John Nowak <john <at> johnnowak.com> wrote:
> William Tanksley, Jr wrote:
>  > You're right that any arbitrary function must be able to access
>  > all of the state; but it need not be true that any specific
>  > function must be able to access all the state. Modern
>  > concatenative languages use typechecking to make sure that no
>  > function attempts to consume stack state that doesn't match the
>  > function's declaration;

> This is certainly true; or at least it would be if the languages
> actually excited.

Fair point. (I misread this word as "exited", and thought you were

> With types, something like 'bi' can be
> restricted so that the second function uses no more than one
> element and thus you can consider both functions independently.
> (For the record, I mistakenly referred to 'bi <at> ' in a previous
> email. I meant 'bi'.)

Well, you can also copy the needed elements into place -- type
checking can handle the rest. That way you can provide every branch
with the data it needs according to the documented semantics of the
forking word (whether each branch sees the same stack, or the branches
see sequential data from the initial stack).

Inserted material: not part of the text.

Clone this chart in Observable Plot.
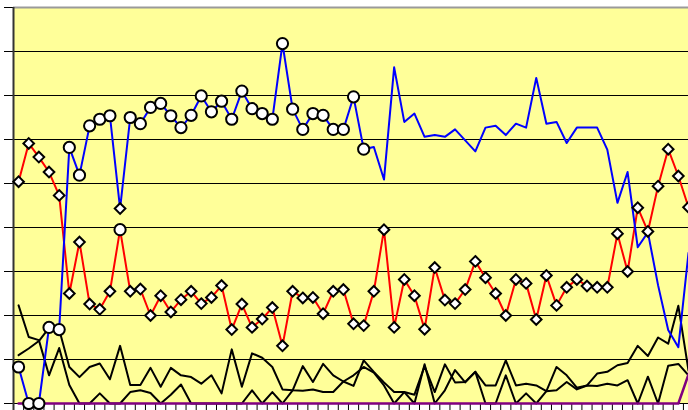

And you're right that the easy way is to use "infra"... Much less
infrastructure.

>  > Were you the one who designed a concatenative language with
>  > side-effect checking?)
> Yes, although it is just a little trick of attaching a variable
> to function types that can either be "effectful" or "not
> effectful". You can infer it via unification. Not much to it.
> It's a bit coarse though because it doesn't offer any form of
> local effects with a pure interface as you can get with the ST
> monad or with linear or uniqueness types (though they could be

Ah, I see. Yes, I was thinking more of defining structures on which
effects could occur, and checking those effects.

Forth has a dictionary on which effects can occur, for example.